We manage more than just data

 

3. Automating to innovate. This embraces the following concepts:

  • automation does not eliminate jobs, it creates more interesting ones;
  • consider Robot Process Automation as a simple solution to reduce drag of mundane repetitive tasks: this simple technology allows anyone to configure software or a ’robot‘ to emulate and integrate the actions of humans interacting with digital systems; and
  • instead of having someone capture the same data 100 times, leave the boring stuff to the robots. Allow humans to perform fulfilling work like further innovation and maximising client value.
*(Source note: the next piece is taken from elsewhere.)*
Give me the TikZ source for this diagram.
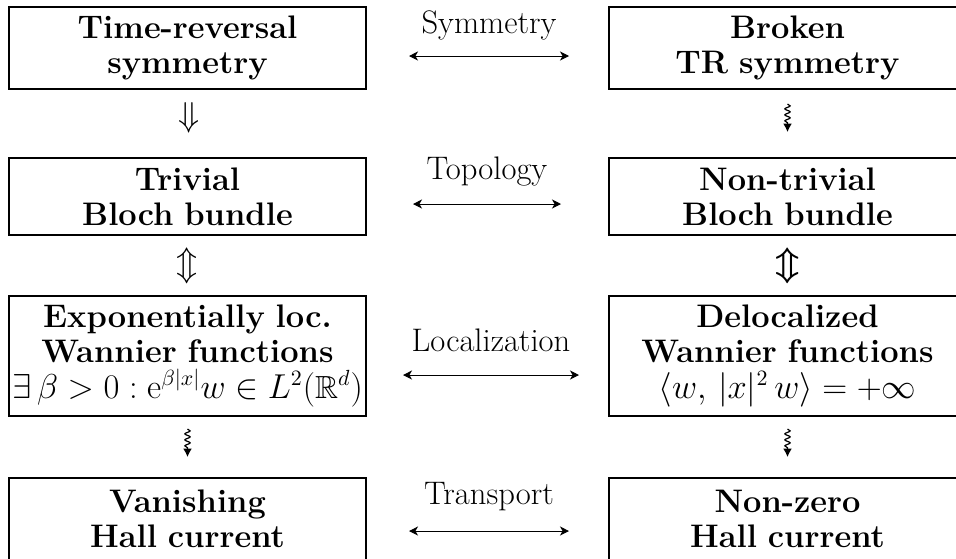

4. Using technology as a partner. This involves:

  • using multi-dimensional data capabilities that enable a rapid response to changing market conditions;
  • employing an agile approach to solutions delivery across our value chain;
  • preparing a portfolio of new projects targeted to be digitally fit;
  • experimenting with new technologies and investigating trends such as Artificial Intelligence, Big Data and Machine Learning; and
  • creating and investing in the Enterprise Solutions team, which is focussed on realising our digital strategy.

Meeting the challenge

In summary, the need to improve our digital capability has become more apparent with the acceleration of the technology revolution and the concomitant evolution of client expectations. To meet this challenge, we have embarked on a comprehensive digitisation journey, one that is quite different from the path we were on just five years ago. This involves not only improving our way of operating, but also scrutinising every component of our client value proposition. The journey has an evolving destination that will undoubtedly be accompanied by many ups and downs along the way, with the late David Bowie’s stuttering hit “Ch-ch-ch-ch-changes” as our soundtrack.